Impressive service earns waitress managerial job at top Thai company

A few months ago, she was a waitress in Kigali. Elina Uwizeyimana, 22, from Muhima sector in Kigali; formerly a junior waitress at the Kigali Serena Hotel, recently caught the eye of a customer, who recruited her as a manager for the company she will set up in Kigali this year. 
Uwizeyimana during the interview before she jetted out of the country. Service with a personal touch has landed her a juicy job. The New Times / Ben Gasore.
Uwizeyimana during the interview before she jetted out of the country. Service with a personal touch has landed her a juicy job. The New Times / Ben Gasore.

A few months ago, she was a waitress in Kigali. Elina Uwizeyimana, 22, from Muhima sector in Kigali; formerly a junior waitress at the Kigali Serena Hotel, recently caught the eye of a customer, who recruited her as a manager for the company she will set up in Kigali this year. 

Uwizeyimana’s star shone when she was serving Narierut Pantong, the managing director, Nisco Group, a Thailand-based trading company dealing in Thai foods. Pantong was part of a business delegation from Asia that was looking for investment opportunities in Rwanda in January this year during the Rwanda Calling event.

“Pantong later told me that she was impressed with my service; ‘I thought you are just the best person to manage my business’ she told me. However, I will first go for a six-month training course at her company in Bangkok, Thailand to learn more about how the firm operates, among other things,” she explains.

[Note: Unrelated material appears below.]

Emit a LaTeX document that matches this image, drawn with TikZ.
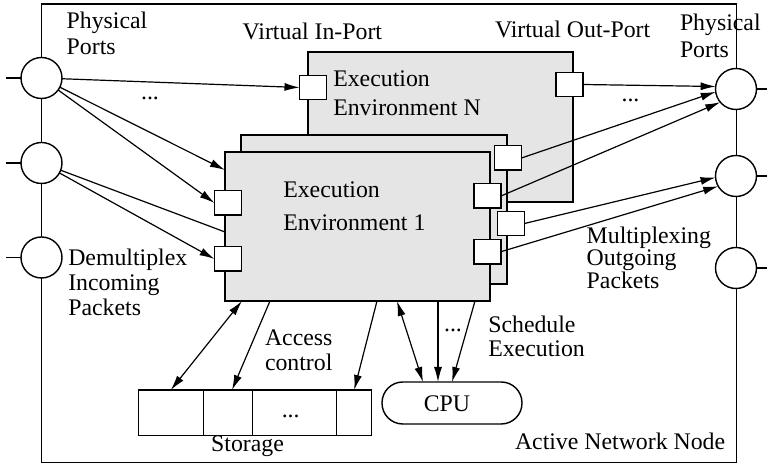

Uwizeyimana left for Thailand a fortnight ago to begin the training and will return as the manager of Nisco Trading Company, which will be dealing in Thai food in Kigali. She is upbeat that this is just the beginning, noting that as a waitress, she always worked like the business is hers. 

“I think that’s why one can easily notice the difference between me and my colleagues,” she says. 

 Genocide survivor

It is like Uwizeyimana was saved from the 1994 Genocide against the Tutsi for a purpose. The then two-year-old and her young step-brother survived the Genocide in which her parents and siblings died.

Uwizeyimana was to ‘shed off’ the traumatising experience and focus on rebuilding her life for the better, which has seen her add huge milestones to her name. She says after completing secondary education at King David Academy in Kigali in 2011, she did multiple contractual jobs in the hospitality industry.

“With the training I had, I knew I could do well in the hospitality sector,” she narrates. 

Uwizeyimana says she used some of the money she earned to enrol for hospitality sector-related hands-on courses to improve her skills and pay her brother’s school fees. Her efforts paid off when she landed a job at Kigali Serena Hotel, as a waitress. She had previously worked with Inyange Industries.

But it is at Serena that Uwizeyimana has made her biggest breakthrough, thanks to her hard work and impressive service. 

She is hopeful that besides promoting Thai food consumption in Rwanda, she will be able to also convince other investors to give Rwandan youth opportunities where they can exploit their potential and help the country achieve its economic goals.

“This is an eye-opener for me and I hope to inspire and commit towards helping other youth, especially Genocide survivors like me, to believe in their abilities and work hard to maximise their potential,” she says.

She urges youth, especially girls, never to shun any job, have a positive attitude and work diligently to achieve their dreams.